The mysteries that Archie solves generally belong to the genre known as 日常の謎, puzzles of everyday life, minor mysteries involving no major crime. There are four more or less independent stories, with some development carried over from one to the other. In the first, the bag that a fellow schoolboy had been making in crafts is vandalised, cut in half, so that the head of the octopus bodied alien he had painted on it is missing. In addition two teachers had been in the room that any vandal would have to pass through, and had seen nothing. Mamoru's friend, NOYAMA Fusa (野山芙紗), a detective story enthusiast, indentifies the case as a "locked room" mystery and a "headless corpse" problem. Detective story fans are often characters in Japanese detective stories, a consequence of the genre consciousness I mentioned earlier. The second story involves another impossible theft, the theft of a flower from the corsage of a young violinist. The third has Mamoru and Fusa investigating what looks like a secret message, chalk underlining of certain letters on a notice in the foreign graveyard in Yokohama, where the stories are set. The fourth breaks out of the pattern with a mystery rooted in Archie's past in wartime Shanghai. This adds elements of historical fiction and science fiction spy story, which is perhaps a bit much for a book that was already combining detective story and fantasy.

Sunday 5 October 2014

Moebius Murder

メビウスの殺人 (mebius no satsujin, Moebius Murder, 1990) is the only book I've read by ABIKO Takemaru (我孫子 武丸, born 1962). It's a bit unfortunate that it's actually the third and last in a series.

HAYAMI Kyouzou (速水恭三) is a Tokyo policeman, his younger brother Shinji (慎二) runs a café, helped by their younger sister Ichio (一郎). The names are unusual: I imagine that there's some joke in them that I'd understand if I'd read the first book. Kyouzou is a little bit a figure of fun, serious, but intellectually lazy, tending to take the easiest explanation for any oddity he comes across in an investigation. Unlike Kyouzou, Shinji and Ichio are both fans of detective fiction and relate their discussions of the case to the patterns found in classic mysteries. Ichio wants things to be interesting and tends to favour fantastic explanations. Shinji too treats deductions as a game, but one he takes seriously.

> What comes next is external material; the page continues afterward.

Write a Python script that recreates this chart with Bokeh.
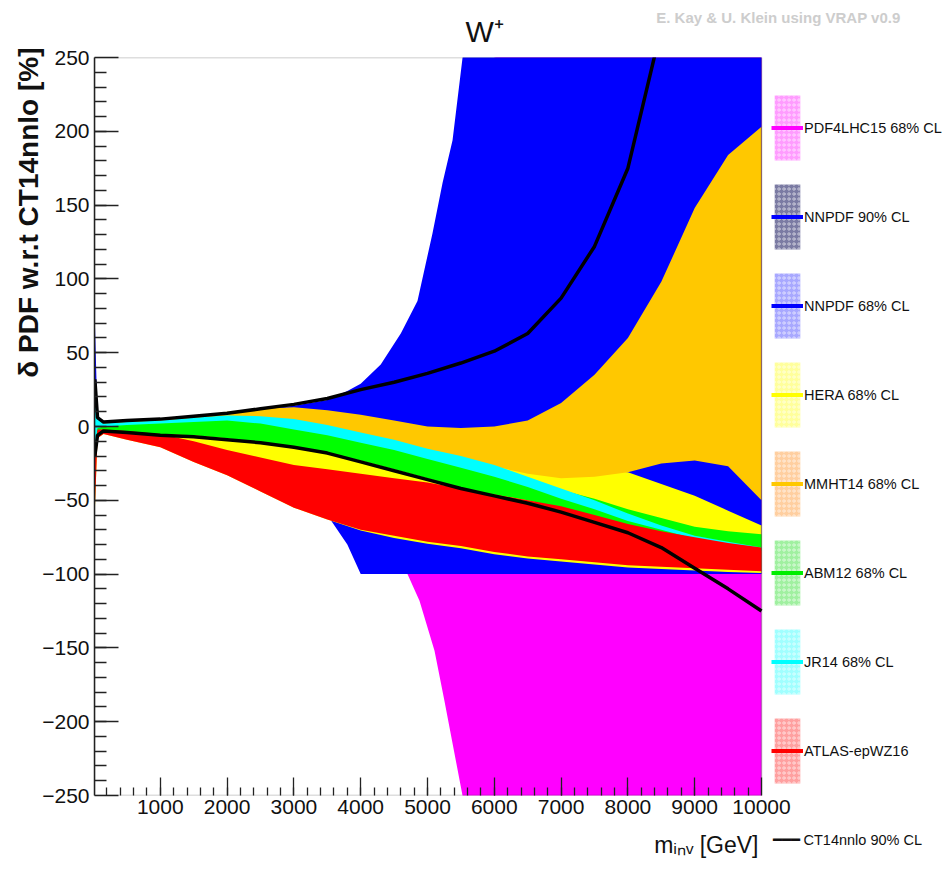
from bokeh.plotting import figure
from bokeh.models import (Range1d, FixedTicker, Legend, LegendItem, ColumnDataSource, Title,
                          BoxAnnotation)
from bokeh.embed import file_html
from bokeh.resources import INLINE

# ---------------- data ----------------
m_grid = [20, 60, 150, 500, 1000, 1500, 2000, 2500, 3000, 3500, 4000, 4500, 5000,
          5500, 6000, 6500, 7000, 7500, 8000, 8500, 9000, 9500, 10000]

ct14_hi = [32, 6, 3, 4, 5, 7, 9, 12, 15, 19, 25, 30, 36, 43, 51, 63, 87, 122, 175, 270, 380, 500, 650]
ct14_lo = [-20, -6, -3, -4, -6, -7, -9, -11, -14, -18, -24, -30, -36, -42, -47, -52, -58, -65, -72, -82, -96, -110, -125]

mmht_hi = [8, 4, 3, 3.5, 5, 7, 10, 12, 13, 11, 8, 4, 0, -1, 0, 4, 16, 35, 60, 98, 148, 184, 203]
mmht_lo = [-5, 3, 0, 1, 2, 3, 5, 5, 3, -1, -6, -11, -17, -22, -27, -32, -35, -34, -31, -25, -23, -27, -50]

hera_hi = [5, 3, 2, 3, 4, 6, 8, 9, 9, 7, 2, -3, -8, -14, -19, -25, -28, -29, -31, -39, -47, -57, -67]
hera_lo = [-58, -8, -5, -9, -14, -24, -33, -44, -55, -63, -70.5, -75.5, -79.5, -82.5, -86.5, -89.5,
           -91.5, -93.5, -95.5, -96.5, -97.5, -98.5, -99.3]

abm_hi = [10, 1, 1, 2, 3, 4, 5, 3, 0, -4, -9, -14, -20, -25, -30, -37, -43, -49, -56, -62, -68, -71, -73]
abm_lo = [-10, -4, -3, -4, -5, -6, -8, -11, -14, -18, -23, -29, -35, -42, -46, -50, -55, -61, -67, -72, -76, -80, -84]

jr14_hi = [20, 5, 2, 3, 4, 6, 7.5, 7, 5, 1, -4, -9, -15, -20, -26, -34, -42, -50, -59, -67, -74, -78, -82]
jr14_lo = [-15, -1, 0, 1, 2, 3, 4, 2, -2, -6, -11, -16, -22, -28, -34, -41, -49, -56, -64, -70, -76, -80, -84]

atlas_hi = [-15, -2, -2, -3, -5, -10, -16, -21, -26, -29, -32, -35, -38, -42, -46, -50, -54, -60, -66, -71, -75, -79, -82]
atlas_lo = [-56, -8, -5, -9, -14, -24, -33, -44, -55, -63, -70, -74, -78, -81, -85, -88, -90, -92, -94, -95, -96, -97, -98]

nnpdf_m = [20, 60, 150, 500, 1000, 2000, 3000, 3500, 3800, 4000, 4300, 4600, 4850, 5075, 5225, 5375, 5525, 6000, 10000]
nnpdf_hi = [72, 6, 3, 3.5, 4.5, 9, 14, 18, 24, 29, 42, 63, 85, 131, 165, 194, 250, 330, 420]
nnpdf_lo = [-10, -5, -3, -6, -10, -25, -45, -60, -80, -100, -100, -100, -100, -100, -100, -100, -100, -100, -100]

pdf4lhc_m = [4600, 4700, 4880, 5105, 5254, 5524, 6000, 10000]
pdf4lhc_hi = [-95, 0, 40, 80, 120, 180, 250, 300]
pdf4lhc_lo = [-95, -100, -118, -152, -186, -250, -330, -330]

x_ticks = [1000, 2000, 3000, 4000, 5000, 6000, 7000, 8000, 9000, 10000]
x_minor = [m for m in range(200, 10000, 200)]
y_ticks = [-250, -200, -150, -100, -50, 0, 50, 100, 150, 200, 250]
y_minor = [v for v in range(-240, 250, 10)]

legend_labels = ["PDF4LHC15 68% CL", "NNPDF 90% CL", "NNPDF 68% CL", "HERA 68% CL",
                 "MMHT14 68% CL", "ABM12 68% CL", "JR14 68% CL", "ATLAS-epWZ16"]
legend_fill = ["#ff9cff", "#7b7ba3", "#a8a8ff", "#ffff9c", "#ffcfa0", "#a0f0a0",
               "#a0ffff", "#ffa0a0"]
legend_line = ["#ff00ff", "#0000ff", "#0000ff", "#ffff00", "#ffc800", "#00ee00",
               "#00ffff", "#ff0000"]
ct14_label = "\u2501\u2501\u2501 CT14nnlo 90% CL"

title_text = "W\u207a"
credit_text = "E. Kay & U. Klein using VRAP v0.9"
y_title = "\u03b4 PDF w.r.t CT14nnlo [%]"
x_title = "m\u1d62\u2099\u1d65 [GeV]"

FONT = "Liberation Sans"
W, H = 949, 872
LEFT, RIGHT, TOP, FRAME_H = 94, 4, 57, 738
X0, X1 = 15, 10000
FRAME_W = W - LEFT - RIGHT        # frame runs on under the legend
DATA_W = 667                      # pixels covered by 15..10000
X_END = X0 + (X1 - X0) * FRAME_W / DATA_W
NAN = float("nan")

p = figure(width=W, height=H, x_range=Range1d(X0, X_END), y_range=Range1d(-250, 250),
           output_backend="svg", toolbar_location=None, title_location=None,
           min_border_left=LEFT, min_border_right=RIGHT, min_border_top=TOP,
           min_border_bottom=H - TOP - FRAME_H)
p.xgrid.visible = False
p.ygrid.visible = False
p.outline_line_color = None
p.background_fill_color = "white"
p.border_fill_color = "white"


def band(xs, lo, hi, color):
    src = ColumnDataSource(dict(m=xs, lo=lo, hi=hi))
    p.varea(x="m", y1="lo", y2="hi", source=src, fill_color=color, fill_alpha=1.0)


band(pdf4lhc_m, pdf4lhc_lo, pdf4lhc_hi, "#ff00ff")
band(nnpdf_m, nnpdf_lo, nnpdf_hi, "#0000ff")
band(m_grid, hera_lo, hera_hi, "#ffff00")
band(m_grid, mmht_lo, mmht_hi, "#ffc800")
band(m_grid, abm_lo, abm_hi, "#00ff00")
band(m_grid, jr14_lo, jr14_hi, "#00ffff")
band(m_grid, atlas_lo, atlas_hi, "#ff0000")

ct_src = ColumnDataSource(dict(m=m_grid, hi=ct14_hi, lo=ct14_lo))
p.line(x="m", y="hi", source=ct_src, line_color="black", line_width=3.5)
p.line(x="m", y="lo", source=ct_src, line_color="black", line_width=3.5)

# plotting box (frame border of the data region)
p.add_layout(BoxAnnotation(left=X0, right=X1, bottom=-250, top=250, fill_alpha=0,
                           line_color="#222222", line_width=1.5))

# axes
p.xaxis.ticker = FixedTicker(ticks=x_ticks, minor_ticks=x_minor)
p.yaxis.ticker = FixedTicker(ticks=y_ticks, minor_ticks=y_minor)
p.yaxis.major_label_overrides = {float(t): str(t).replace("-", "\u2212") for t in y_ticks}
for ax in (p.xaxis, p.yaxis):
    ax.major_tick_out = 0
    ax.minor_tick_out = 0
    ax.axis_line_width = 1.5
    ax.axis_line_color = "#222222"
    ax.major_tick_line_color = "#222222"
    ax.minor_tick_line_color = "#222222"
    ax.major_tick_line_width = 1.3
    ax.minor_tick_line_width = 1.3
    ax.major_label_text_font = FONT
    ax.major_label_text_font_size = "21px"
    ax.major_label_text_color = "#111111"
p.xaxis.axis_line_color = None
p.xaxis.major_tick_in = 18
p.xaxis.minor_tick_in = 8
p.yaxis.major_tick_in = 24
p.yaxis.minor_tick_in = 12
p.xaxis.major_label_standoff = 4
p.yaxis.major_label_standoff = 5

# titles in the side panels
p.add_layout(Title(text=title_text, align="left", offset=371, standoff=19,
                   text_font=FONT, text_font_size="30px", text_font_style="normal",
                   text_color="#111111"), "above")
p.add_layout(Title(text=credit_text, align="right", offset=45, standoff=-45,
                   text_font=FONT, text_font_size="15px", text_font_style="bold",
                   text_color="#cdcdcd"), "above")
p.add_layout(Title(text=y_title, align="right", offset=-10, standoff=-8,
                   text_font=FONT, text_font_size="28px", text_font_style="bold",
                   text_color="#111111"), "left")
p.add_layout(Title(text=x_title, align="right", offset=187, standoff=26,
                   text_font=FONT, text_font_size="23px", text_font_style="normal",
                   text_color="#111111"), "below")
p.add_layout(Title(text=ct14_label, align="left", offset=678, standoff=-77,
                   vertical_align="top", text_font=FONT, text_font_size="14.5px",
                   text_font_style="normal", text_color="#111111"), "below")

# legend inside the (widened) frame; dummy renderers provide the icons
items = []
for lab, fc, lc in zip(legend_labels, legend_fill, legend_line):
    ra = p.varea(x=[NAN], y1=[NAN], y2=[NAN], fill_color=fc, hatch_pattern="ring",
                 hatch_color="white", hatch_alpha=0.55, hatch_scale=5, hatch_weight=1)
    rl = p.line(x=[NAN], y=[NAN], line_color=lc, line_width=4)
    items.append(LegendItem(label=lab, renderers=[ra, rl]))
legend = Legend(items=items, location=(677, 4), glyph_width=32, glyph_height=81,
                spacing=8, padding=0, margin=0, label_standoff=1, ncols=1,
                label_text_font=FONT, label_text_font_size="14.5px", label_text_color="#111111",
                border_line_alpha=0, background_fill_alpha=0)
p.add_layout(legend)

open("out.html", "w").write(file_html(p, INLINE))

The case here is a serial murder case; and Abiko is already playing with us in the very partial list of characters at the start of the book, which includes the name of the killer SHIINA Toshio (椎名俊夫). We follow Toshio in alternate sections; and it becomes clear that he is not alone. He seems to be playing some kind of game with an unknown figure that he met online, whom he only knows by the name Cat o' Nine Tails. What we don't understand is what the plan behind it all is. What links the various apparently unconnected victims? What do the pair of numbers that Toshio leaves by his victims mean?

Readers familiar with classic mystery will by now have guessed that this is a novel referencing Ellery Queen, particularly, but not exclusively, Cat of Many Tails (1949). As in that book, we have a hunt for a missing link and a depiction of a city reacting to a serial killer. The latter is a lot weaker here than my memory of what Ellery Queen did, partly because Abiko works a lot more with humour. The jokes are not always especially funny and they tend to undermine any tension in the story. The most interesting depiction is of online life in 1990, surprisingly modern in some respects, curiously different in others.

The heart of the story is an interesting game of wits between murderer and investigators. Parts of the puzzle are very satisfactory. As to the solution at the end, I liked it in one sense. I had considered the identity of the Toshio's online friend (given the small cast, there are not that many red herrings, and it would have been irritating if it had turned out to be one of them); but the motivation of this character, which I hadn't considered, made a good story, I thought. On the other hand, this last part is at best hinted, not fully clued.